Brady Snyder / Android Authority
The Google Home Speaker is here, and it’s now Google’s only smart speaker. With the Nest Mini and Nest Audio discontinued, everyone interested in a smart speaker for Google Home will be considering the new $99 orb.
While this is Google’s first smart speaker purpose-built for Gemini, the Home Speaker might not satisfy those craving a Nest Audio successor. The new speaker is half the size of the Nest Audio, and that affects the Home Speaker’s sound quality.
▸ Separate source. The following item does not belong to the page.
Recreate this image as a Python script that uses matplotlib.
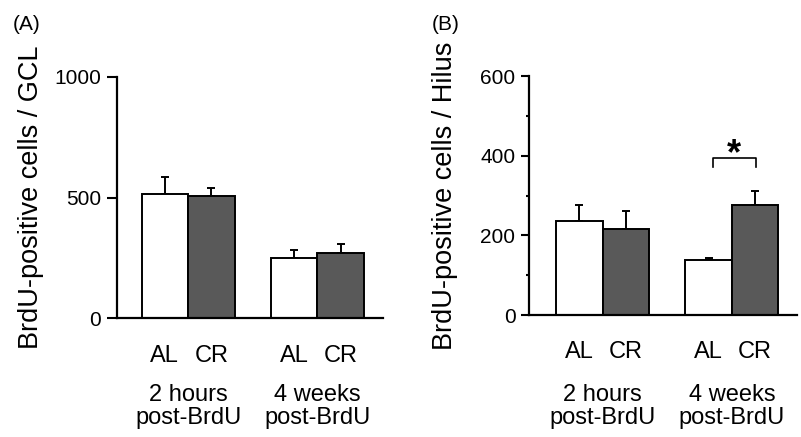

Specifically, the Home Speaker’s sound sits right between the Nest Mini and the Nest Audio. If you want to upgrade to a Home Speaker to get the newer processor, dedicated NPU, and the best Gemini for Home experience, you can do so without sacrificing audio performance. I changed one setting, and now my Home Speaker always plays music through the better speakers in my home.
Is the Google Home Speaker's audio hardware good enough? 56 votes Yes 32 % No 43 % Maybe 14 % Too early to call 11 %
Google’s Home Speaker has a sound quality problem
Brady Snyder / Android Authority
Smart speakers typically trade audio quality in exchange for intelligent features and affordability. Google’s Nest Mini is a great example of this. It was a $50 puck with mediocre sound that brought Google Assistant to every room in your home. You weren’t buying a Nest Mini as a high-quality speaker; you were buying it for its smarts. The Google Home Speaker sounds better than the Nest Mini — it has an audio driver that’s twice the size — but it’s a far cry from the Nest Audio or Google Home Max.
Looking at the Google Home Speaker’s hardware, it’s clear that the device is closer to the Nest Mini than the Nest Audio on the spectrum. It has a full-range 58mm driver, which means one 360-degree driver is responsible for producing as much of the frequency range as possible. While the Nest Audio has a separate 75mm woofer and 19mm tweeter, the Home Speaker uses a single driver to handle everything, just like the Nest Mini.
To be clear, the Home Speaker doesn’t sound bad. It gets louder than other smart speakers in its class, like the HomePod Mini. You just don’t get the same level of detail from the Home Speaker as you do from higher-end Google audio products. If you want to use the Home Speaker’s quad-core A55 chip and dedicated neural processing unit for smart home assistance, you can set another Google Cast-enabled audio device as the Home Speaker’s default output. This could be another Nest speaker or display, a Chromecast or Google TV Streamer, or a third-party TV, soundbar, speaker, or receiver.